For iterating over it you can use indexing operator, range-based for loops or
iterators. Array can also be processed using std::algorithms
:
pmem::obj::transaction::run(pop, [&] {
std::sort(ptr->array.begin(), ptr->array.end());
});
If there is an active transaction, elements (accessed using any of the listed
methods) are snapshotted. In case of iterators returned by begin() and end()
snapshotting happens during iterator dereferencing. Of course, snapshotting is
done only for mutable elements. In case of const
iterators or const
versions of indexing operator, nothing is added to a transaction. That’s why
it is extremely important to use const
functions (cbegin(), cend(), etc.)
whenever possible. It will reduce number of snapshots and can significantly
reduce the performance impact of transactions.
pmem::obj::slice
In cases where loop is known to modify several consecutive elements in the array, a bulk-snapshot optimization can be performed using a special range() function which returns an instance of pmem::obj::slice struct. This structure provides interface to access sequence of objects - it implements indexing operators as well as begin() and end() methods (plus const and reverse variants).
Here’s sample usage:
pmem::obj::transaction::run(pop, [&] {
auto slice = ptr->array.range(0, ptr->array.size(), 2);
for (auto it = slice.begin(); it != slice.end(); it++)
*it++;
for (auto &e : slice)
e++;
std::sort(slice.begin(), slice.end());
for (int i = 0; i < slice.size(); i++)
slice[i]--;
});
This examples shows that pmem::obj::slice
can be iterated the same way as pmem::obj::array
.
The difference is that elements are not snapshotted one by one, instead they are
added to a transaction in bulk. Let’s analyze what is happening in case of first
for
loop in the above example. First, notice that the third argument in range()
function is equal to 2
. This means that elements will be snapshotted in pairs.
At the beginning of the loop, first two elements in the array will be already
added to a transaction (this is done in range()
method), so that it will not
have to be done in the first and the second iteration.
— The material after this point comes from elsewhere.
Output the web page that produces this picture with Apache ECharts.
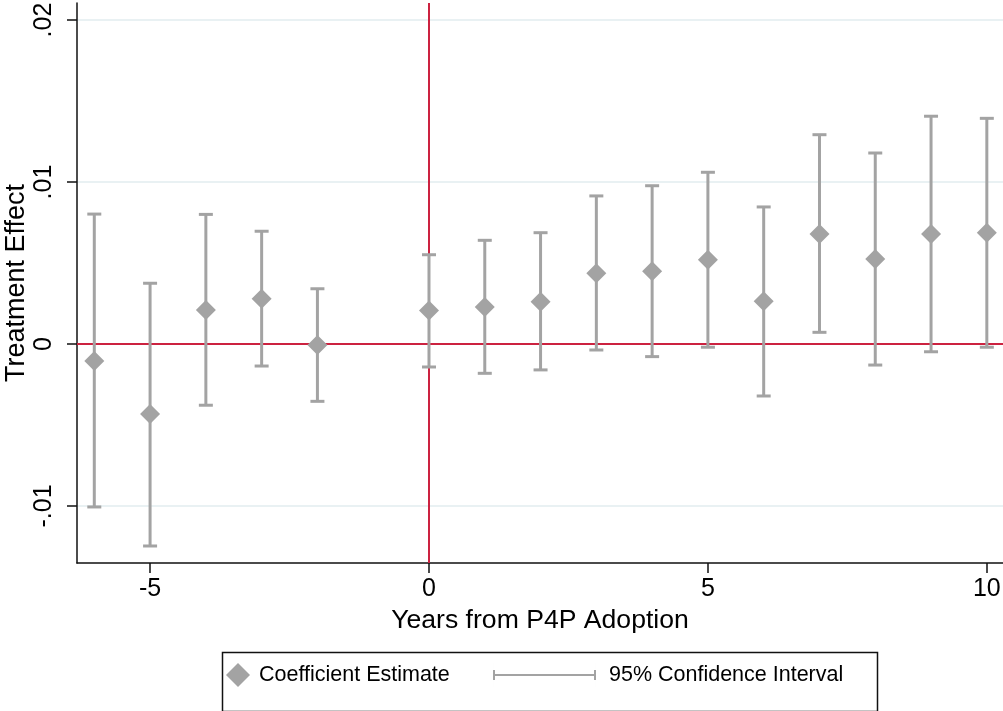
<!DOCTYPE html>
<html>
<head>
<meta charset="utf-8">
<script src="https://cdn.jsdelivr.net/npm/echarts@6/dist/echarts.min.js"></script>
<style>
html,body{margin:0;padding:0;background:#fff;}
#chart{width:1003px;height:711px;}
</style>
</head>
<body>
<div id="chart"></div>
<script>
// Event-time (years from P4P adoption)
const years = [-6, -5, -4, -3, -2, 0, 1, 2, 3, 4, 5, 6, 7, 8, 9, 10];
// Coefficient estimates
const estimates = [-0.00105, -0.00432, 0.0021, 0.0028, -0.00006, 0.00206, 0.00228, 0.00261, 0.00436, 0.00449, 0.0052, 0.00264, 0.00679, 0.00525, 0.00679, 0.00687];
// 95% CI lower / upper bounds
const ciLower = [-0.01006, -0.01247, -0.00378, -0.00136, -0.00354, -0.00142, -0.00181, -0.0016, -0.00037, -0.00078, -0.0002, -0.00321, 0.00072, -0.0013, -0.00048, -0.0002];
const ciUpper = [0.00802, 0.00375, 0.0080, 0.00696, 0.00341, 0.00551, 0.0064, 0.00687, 0.00914, 0.00977, 0.0106, 0.00846, 0.01292, 0.01179, 0.01406, 0.01393];
// Tick values and labels
const xTickValues = [-5, 0, 5, 10];
const xTickLabels = ['-5', '0', '5', '10'];
const yTickValues = [-0.01, 0, 0.01, 0.02];
const yTickLabels = ['-.01', '0', '.01', '.02'];
const gridLineValues = [-0.01, 0.01, 0.02];

const FONT = "'Liberation Sans', Arial, Helvetica, sans-serif";
const GRAY = '#a3a3a3';
const RED = '#cc2240';

const chart = echarts.init(document.getElementById('chart'), null, {renderer: 'canvas'});

const ciData = years.map((x, i) => [x, ciLower[i], ciUpper[i]]);
const estData = years.map((x, i) => [x, estimates[i]]);

const option = {
  animation: false,
  backgroundColor: '#fff',
  grid: {left: 77, right: 0, top: 3, bottom: 148, containLabel: false, outerBoundsMode: 'none'},
  xAxis: {
    type: 'value',
    min: -6.31,
    max: 10.29,
    name: 'Years from P4P Adoption',
    nameLocation: 'middle',
    nameGap: 41,
    nameTextStyle: {fontFamily: FONT, fontSize: 26.6, color: '#000'},
    axisLine: {show: true, onZero: false, lineStyle: {color: '#111', width: 1.5}},
    axisTick: {show: true, length: 10, customValues: xTickValues, lineStyle: {color: '#111', width: 1.5}},
    axisLabel: {
      show: true, margin: 14, customValues: xTickValues,
      fontFamily: FONT, fontSize: 25, color: '#000',
      formatter: v => { const i = xTickValues.indexOf(v); return i >= 0 ? xTickLabels[i] : ''; }
    },
    splitLine: {show: false}
  },
  yAxis: {
    type: 'value',
    min: -0.01352,
    max: 0.02105,
    name: 'Treatment Effect',
    nameLocation: 'middle',
    nameGap: 47,
    nameMoveOverlap: false,
    nameTextStyle: {fontFamily: FONT, fontSize: 27, color: '#000'},
    axisLine: {show: true, onZero: false, lineStyle: {color: '#111', width: 1.5}},
    axisTick: {show: true, length: 10, customValues: yTickValues, lineStyle: {color: '#111', width: 1.5}},
    axisLabel: {
      show: true, margin: 20, rotate: 90, customValues: yTickValues,
      fontFamily: FONT, fontSize: 25, color: '#000',
      formatter: v => {
        let best = -1, d = 1e9;
        yTickValues.forEach((t, i) => { if (Math.abs(t - v) < d) { d = Math.abs(t - v); best = i; } });
        return d < 1e-6 ? yTickLabels[best] : '';
      }
    },
    splitLine: {show: false}
  },
  legend: [
    {
      left: 226, top: 663, padding: 0,
      itemWidth: 24, itemHeight: 24,
      textStyle: {fontFamily: FONT, fontSize: 21.5, color: '#000', padding: [0, 0, 0, 4]},
      selectedMode: false,
      data: [{name: 'Coefficient Estimate', icon: 'diamond', itemStyle: {color: GRAY}}]
    },
    {
      left: 493, top: 663, padding: 0,
      itemWidth: 103, itemHeight: 24,
      textStyle: {fontFamily: FONT, fontSize: 21.5, color: '#000', padding: [0, 0, 0, 8]},
      selectedMode: false,
      data: [{name: '95% Confidence Interval', icon: 'path://M0,7h2v10h-2z M2,11h99v2h-99z M101,7h2v10h-2z M0,0h0.01v24h-0.01z M102.99,0h0.01v24h-0.01z', itemStyle: {color: GRAY, borderWidth: 0}}]
    }
  ],
  graphic: [
    {type: 'rect', left: 220, top: 650, shape: {width: 655, height: 59}, style: {fill: 'none', stroke: '#111', lineWidth: 1.5}, silent: true}
  ],
  series: [
    {
      type: 'line', data: [], z: 0, silent: true,
      markLine: {
        z: 0, silent: true, symbol: 'none', animation: false,
        label: {show: false},
        lineStyle: {color: '#e2ecef', width: 1.5, type: 'solid'},
        data: gridLineValues.map(v => ({yAxis: v}))
      }
    },
    {
      type: 'line', data: [], z: 1, silent: true,
      markLine: {
        z: 1, silent: true, symbol: 'none', animation: false,
        label: {show: false},
        lineStyle: {color: RED, width: 2, type: 'solid'},
        data: [{yAxis: 0}, {xAxis: 0}]
      }
    },
    {
      name: '95% Confidence Interval',
      type: 'custom',
      z: 2,
      itemStyle: {color: GRAY},
      encode: {x: 0, y: [1, 2]},
      data: ciData,
      renderItem: function (params, api) {
        const x = api.value(0), lo = api.value(1), hi = api.value(2);
        const pLo = api.coord([x, lo]);
        const pHi = api.coord([x, hi]);
        const hw = 7;
        const st = {stroke: GRAY, lineWidth: 3};
        return {
          type: 'group',
          children: [
            {type: 'line', shape: {x1: pLo[0], y1: pLo[1], x2: pHi[0], y2: pHi[1]}, style: st},
            {type: 'line', shape: {x1: pLo[0] - hw, y1: pLo[1], x2: pLo[0] + hw, y2: pLo[1]}, style: st},
            {type: 'line', shape: {x1: pHi[0] - hw, y1: pHi[1], x2: pHi[0] + hw, y2: pHi[1]}, style: st}
          ]
        };
      }
    },
    {
      name: 'Coefficient Estimate',
      type: 'scatter',
      z: 3,
      symbol: 'diamond',
      symbolSize: 20,
      itemStyle: {color: GRAY, opacity: 1},
      data: estData
    }
  ]
};
chart.setOption(option);
</script>
</body>
</html>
In the third iteration,
elements at indexes 2 and 3 will be snapshotted, and so on. Assuming size of
array equal to 6, number of snapshots will be thus equal to 3. This mechanism is
also described here.
If all elements (or most of them) are expected to be modified, range()
can be called like this:
auto slice = ptr->array.range(0, ptr->array.size());
This will add the entire array to a transaction once.
There is no universal rule, when to use range()
. Performance gain will depend
on snapshot size, element type and type of workload. Usage of this method should
be carefully thought out or benchmarked.
pmem::obj::array and pmem::obj::persistent_ptr
Above examples used pmem::obj::array
as a struct member but it is also possible
to have direct pmem::obj::persistent_ptr
to it. There is, however, one thing users
should be aware of while using this approach. Consider the following code:
using array_type = pmem::obj::experimental::array<int, 5>;
pmem::obj::transaction::run(pop, [&] {
// not possible before C++17
ptr = pmem::obj::make_persistent<array_type>(1, 2, 3, 4, 5);
// always works
ptr2 = pmem::obj::make_persistent<array_type>();
});
As stated in the comment, initializing pmem::obj::array
in pmem::obj::make_persistent
with list of values is only possible since C++17. This is because pmem::obj::array
,
just like std::array
, is an aggregate type and needs special initialization syntax (brace
initialization must be used). The problem is that, in order to support aggregate initialization,
we must check whether a type is an aggregate in pmem::obj::make_persistent
and
this check is only available since C++17.
Summary
To summarize, if you need to store fixed-length array in persistent memory you should
always use pmem::obj::array
. This is currently the only persistent container
in our library. However, we are working on pmem::obj::vector
and pmem::obj::string
,
so you can expect our containers collection to grow in the near future.